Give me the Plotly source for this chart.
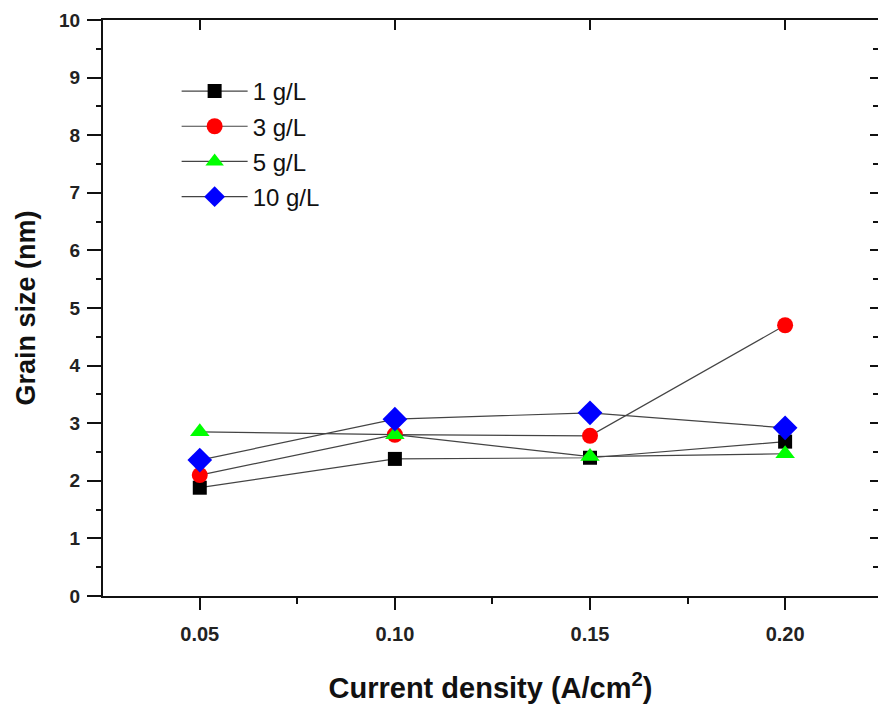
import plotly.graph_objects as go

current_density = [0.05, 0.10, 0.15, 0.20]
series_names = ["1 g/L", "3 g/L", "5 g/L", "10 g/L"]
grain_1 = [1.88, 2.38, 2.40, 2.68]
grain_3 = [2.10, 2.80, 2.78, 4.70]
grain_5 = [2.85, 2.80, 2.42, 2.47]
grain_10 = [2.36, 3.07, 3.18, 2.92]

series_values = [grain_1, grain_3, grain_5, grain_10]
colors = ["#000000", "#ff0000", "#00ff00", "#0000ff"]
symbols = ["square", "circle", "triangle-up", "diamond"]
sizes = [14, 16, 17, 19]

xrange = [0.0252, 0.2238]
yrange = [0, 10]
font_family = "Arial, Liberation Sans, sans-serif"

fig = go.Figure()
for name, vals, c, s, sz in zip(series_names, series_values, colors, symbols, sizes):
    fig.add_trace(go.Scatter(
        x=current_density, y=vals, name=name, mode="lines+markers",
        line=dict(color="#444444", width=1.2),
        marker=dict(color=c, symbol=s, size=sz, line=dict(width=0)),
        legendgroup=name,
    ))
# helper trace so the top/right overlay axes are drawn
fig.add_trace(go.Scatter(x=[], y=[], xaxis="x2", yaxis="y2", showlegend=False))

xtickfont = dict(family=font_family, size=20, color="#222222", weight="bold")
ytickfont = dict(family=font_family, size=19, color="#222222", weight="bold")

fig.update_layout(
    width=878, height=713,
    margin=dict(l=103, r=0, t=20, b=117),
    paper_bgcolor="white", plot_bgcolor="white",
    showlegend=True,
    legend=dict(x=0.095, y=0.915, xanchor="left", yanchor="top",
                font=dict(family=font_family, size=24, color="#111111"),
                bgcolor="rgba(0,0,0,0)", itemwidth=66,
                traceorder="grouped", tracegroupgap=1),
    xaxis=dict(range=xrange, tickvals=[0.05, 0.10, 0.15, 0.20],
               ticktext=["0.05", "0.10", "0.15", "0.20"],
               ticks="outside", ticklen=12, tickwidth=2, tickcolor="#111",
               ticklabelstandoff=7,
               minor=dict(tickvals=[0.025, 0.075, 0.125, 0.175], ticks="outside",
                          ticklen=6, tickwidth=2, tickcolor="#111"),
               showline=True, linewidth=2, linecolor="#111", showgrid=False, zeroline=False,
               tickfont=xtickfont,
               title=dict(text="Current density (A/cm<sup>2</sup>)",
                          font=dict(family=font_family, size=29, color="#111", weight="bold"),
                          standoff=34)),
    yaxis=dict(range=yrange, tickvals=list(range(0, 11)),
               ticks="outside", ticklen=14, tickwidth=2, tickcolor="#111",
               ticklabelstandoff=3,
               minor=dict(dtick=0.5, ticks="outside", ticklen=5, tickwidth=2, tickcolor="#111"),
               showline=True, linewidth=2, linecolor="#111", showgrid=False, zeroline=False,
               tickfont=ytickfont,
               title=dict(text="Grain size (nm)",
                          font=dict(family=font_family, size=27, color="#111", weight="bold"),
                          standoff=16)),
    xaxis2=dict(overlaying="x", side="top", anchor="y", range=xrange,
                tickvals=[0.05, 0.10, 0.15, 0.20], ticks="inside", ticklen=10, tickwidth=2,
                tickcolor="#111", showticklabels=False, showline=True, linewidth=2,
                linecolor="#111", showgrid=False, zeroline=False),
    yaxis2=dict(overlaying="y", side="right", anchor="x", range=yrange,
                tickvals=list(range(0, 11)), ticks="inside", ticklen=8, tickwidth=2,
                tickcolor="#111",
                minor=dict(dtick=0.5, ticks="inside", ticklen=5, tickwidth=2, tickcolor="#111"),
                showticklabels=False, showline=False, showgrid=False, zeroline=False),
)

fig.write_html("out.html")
-------------------------
▸ WORK TO COMPLETE
Restate only the lines running from the start of the material above through the line containing "grain_10 = [2.36, 3.07, 3.18, 2.92]", ends included. No pictures.

▸ PROBLEM SOLUTION
Give me the Plotly source for this chart.
import plotly.graph_objects as go

current_density = [0.05, 0.10, 0.15, 0.20]
series_names = ["1 g/L", "3 g/L", "5 g/L", "10 g/L"]
grain_1 = [1.88, 2.38, 2.40, 2.68]
grain_3 = [2.10, 2.80, 2.78, 4.70]
grain_5 = [2.85, 2.80, 2.42, 2.47]
grain_10 = [2.36, 3.07, 3.18, 2.92]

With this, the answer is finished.